There is little trace of the guttural left in England, though I suspect that at one time it was wide-spread and was partly responsible for the many “gh’s” left in our written language – not forgetting Woughton, Loughton and Broughton.
In Scotland the guttural is still sounded and is written “ch” as in “loch,” though in Ireland this is “lough.” There is a parallel to the Scotsman’s “bricht, moonlicht, nicht” however, in the Yorkshireman’s “breet, mooinleet neet, all reet.
Yorkshire has many words of its own which make it a true dialect rather a mere accent. Thus lying down is “ligging,” an alley-way is a “ginnell,” a ravine a “clough,” a clothes horse a “wintredge” (winter hedge) and so on.
Another great characteristic of course, is the continued use of “thou” and its associated words, sometimes in their pure form, as in “thee” and “thine.” The words are not used as alternatives to “you” and “yours.” They are basic, the “you” series being limited to “ye” as in “Hear ye.” The work “ye” is never used for the indefinite article, “the.” There is no such thing in Yorks as “Ye olde shoppe.”
This follows the lines of the Authorised Version of the Bible, which hitherto has been regarded as the acme of the English language. Recently a new version has been introduced in which, merely for the sake of modernity, the “thou” series has been debased to the “you” series.
To a Yorkshireman this is little short of sacrilege, a total emasculation of the language and an act leading to some appalling gaffs. Thus, in some explanatory notes to the Sherwood Choral Society’s recent performance of Vivaldi’s “Gloria,” a passage which hitherto would have been transcribed as “Thou that takest away the sins of the world” was re-hashed to “You who takes…” Now really, I ask ye!
Another strange thing.

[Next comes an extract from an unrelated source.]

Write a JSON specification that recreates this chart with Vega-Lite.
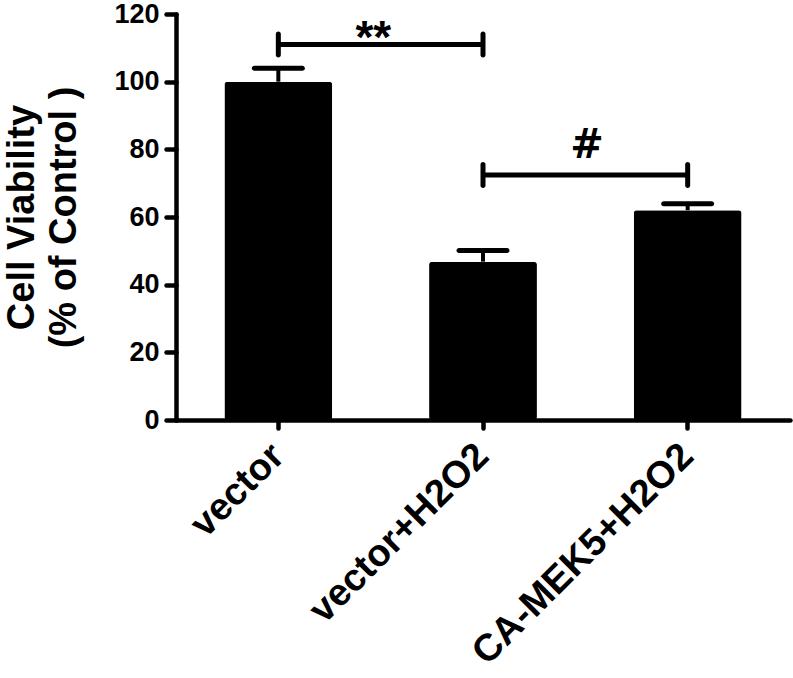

I think that everybody hereabouts recognises me from my speech as a Yorkshireman, or at least as a northerner. Yet when I visit Yorkshire, old friends there say they are sorry I have completely lost my twang. Such is the difference between “heer” and “theer.
But obviously would-be spelling reformers had better think again. Rather than change our spelling to accord with what they regard as our speech they might with as much sense change their speech to accord with our spelling!